BANGLADESH’S former government was behind systematic attacks and killings of protesters as it tried to hold onto power last year, the UN said last Wednesday (12), warning that the abuses could amount to “crimes against humanity”.
Before prime minister Sheikh Hasina was toppled in a student-led revolution last August, her government cracked down on protesters and others, including by “hundreds of extrajudicial killings”, the United Nations said.
The UN rights office (OHCHR) said it had “reasonable grounds to believe that the crimes against humanity of murder, torture, imprisonment and infliction of other inhumane acts have taken place”.
These alleged crimes committed by the government, along with violent elements of Hasina’s Awami League party and the Bangladeshi security and intelligence services, were part of “a widespread and systematic attack against protesters and other civilians”, OHCHR’s report into the violence said.
Hasina, 77, who fled into exile in India, has already defied an arrest warrant to face trial in Bangladesh for crimes against humanity.
Asked about Hasina’s personal culpability, UN rights chief Volker Turk told reporters that his office “found reasonable grounds to believe that indeed the top echelons of the previous government were aware, and in fact were involved in... very serious violations”.
Bangladesh’s interim leader Mohammed Yunus, who had asked the UN rights office to launch its factfinding mission, welcomed the report, insisting that he wanted to transform Bangladesh “into a country in which all its people can live in security and dignity”.
The UN investigation examined events in Bangladesh between July 1 and August 15 last year, relying on hundreds of interviews with victims, witnesses and others, and on photos, videos and other documents.
The team determined that security forces had supported Hasina’s government throughout the unrest, which began as protests against civil service job quotas and then escalated into wider calls for her to stand down.
OHCHR estimated that “as many as 1,400 people may have been killed” over the 45-day period, the vast majority of them “shot by Bangladesh’s security forces”. Children made up 12 per cent to 13 per cent of those killed, it said.
Sheikh Hasina
The overall death toll given is far higher than the most recent estimate by Bangladesh’s interim government of 834 people killed.
“The brutal response was a calculated and wellcoordinated strategy by the former government to hold onto power in the face of mass opposition,” Turk said.
He pointed to findings of “hundreds of extrajudicial killings, extensive arbitrary arrest and detention and torture and ill treatment”, decrying “a disturbing picture of rampant state violence and targeted killings”.
The rights office also found indications of widespread gender-based violence and the abuse and killing of children.
On the other side, the report highlighted “lynchings and other serious retaliatory violence” against police and Awami league officials or supporters. Bangladeshi rights group Odhikar said a dozen people had died in detention since Hasina’s ousting.

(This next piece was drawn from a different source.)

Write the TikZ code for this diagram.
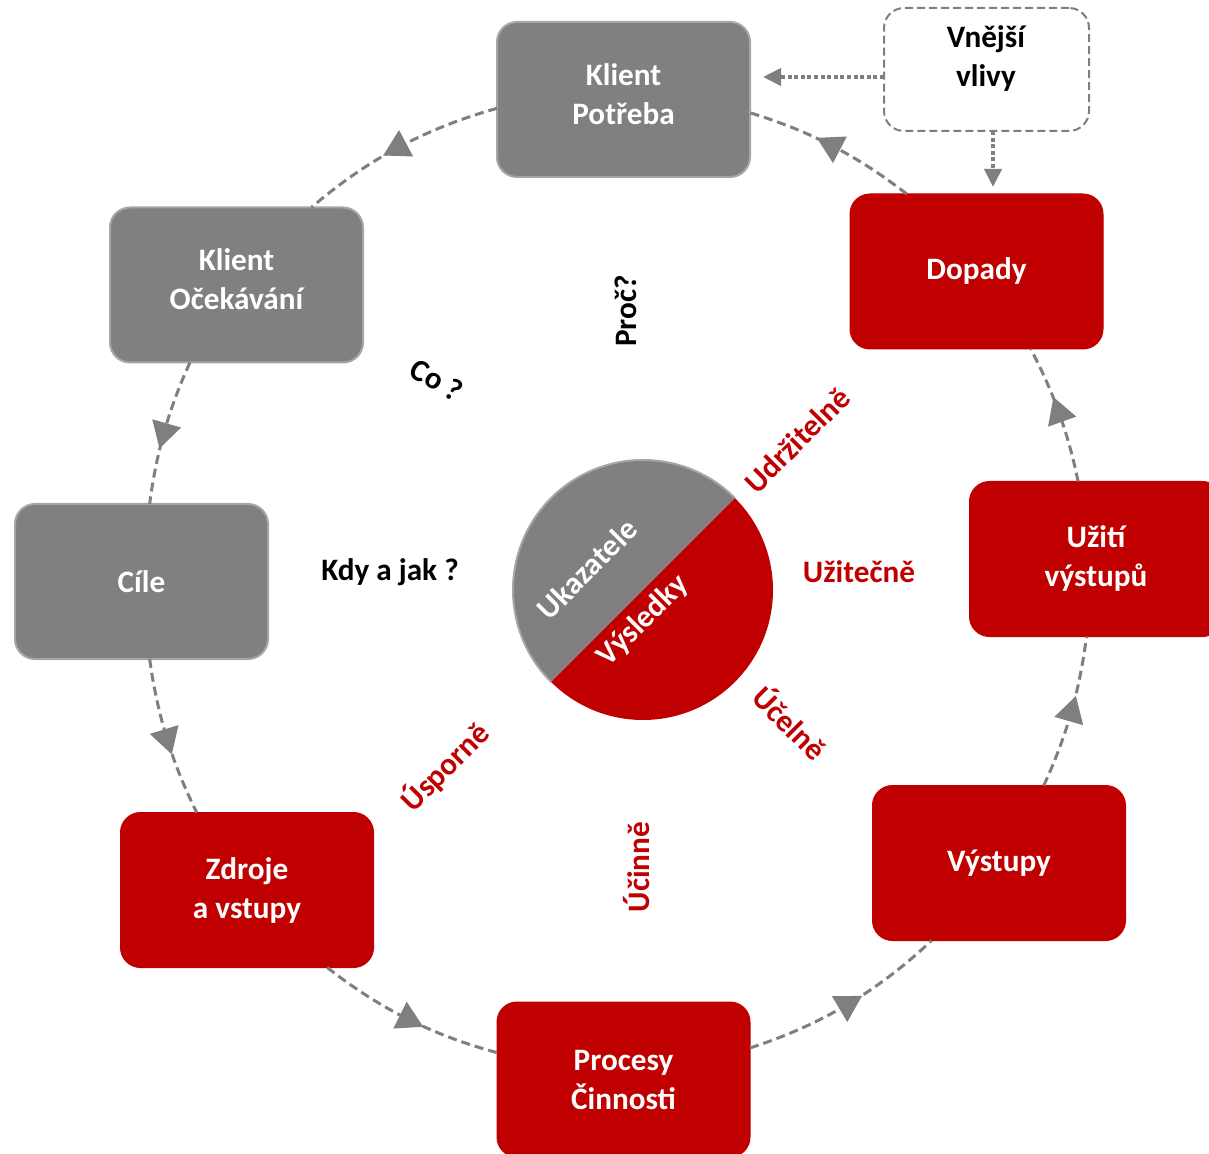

At least seven victims died after torture, and four had gunshot wounds, according to Odhikar.
Another person was beaten and later pushed off a bridge by the police, it added.
“The interim government should not let these crimes go unpunished,” Odhikar director ASM Nasiruddin Elan said. “Those involved in extrajudicial killings must be brought to justice.”
Bangladesh’s security forces are “investigating all the cases”, Sami-Ud-Dowla Chowdhury, the armed forces’ public relations director, said.
Asked about these cases, Turk said his office had only examined the situation up to mid-August.
He hailed the interim government’s cooperation and expressed commitment to reforms, but warned of “major challenges and deficiencies in the current legal system”.
Rory Mungoven, head of OHCHR’s Asia-Pacific section, said the office was prepared to cooperate with Bangladesh’s judiciary to help ensure justice, but only if the process meets international fair trial standards. The fact that Bangladesh allows capital punishment also posed a problem, he said.
Turk said the country needed “a comprehensive process of truth-telling, healing and accountability, and to redress the legacy of human rights violations and ensure they can never happen again”.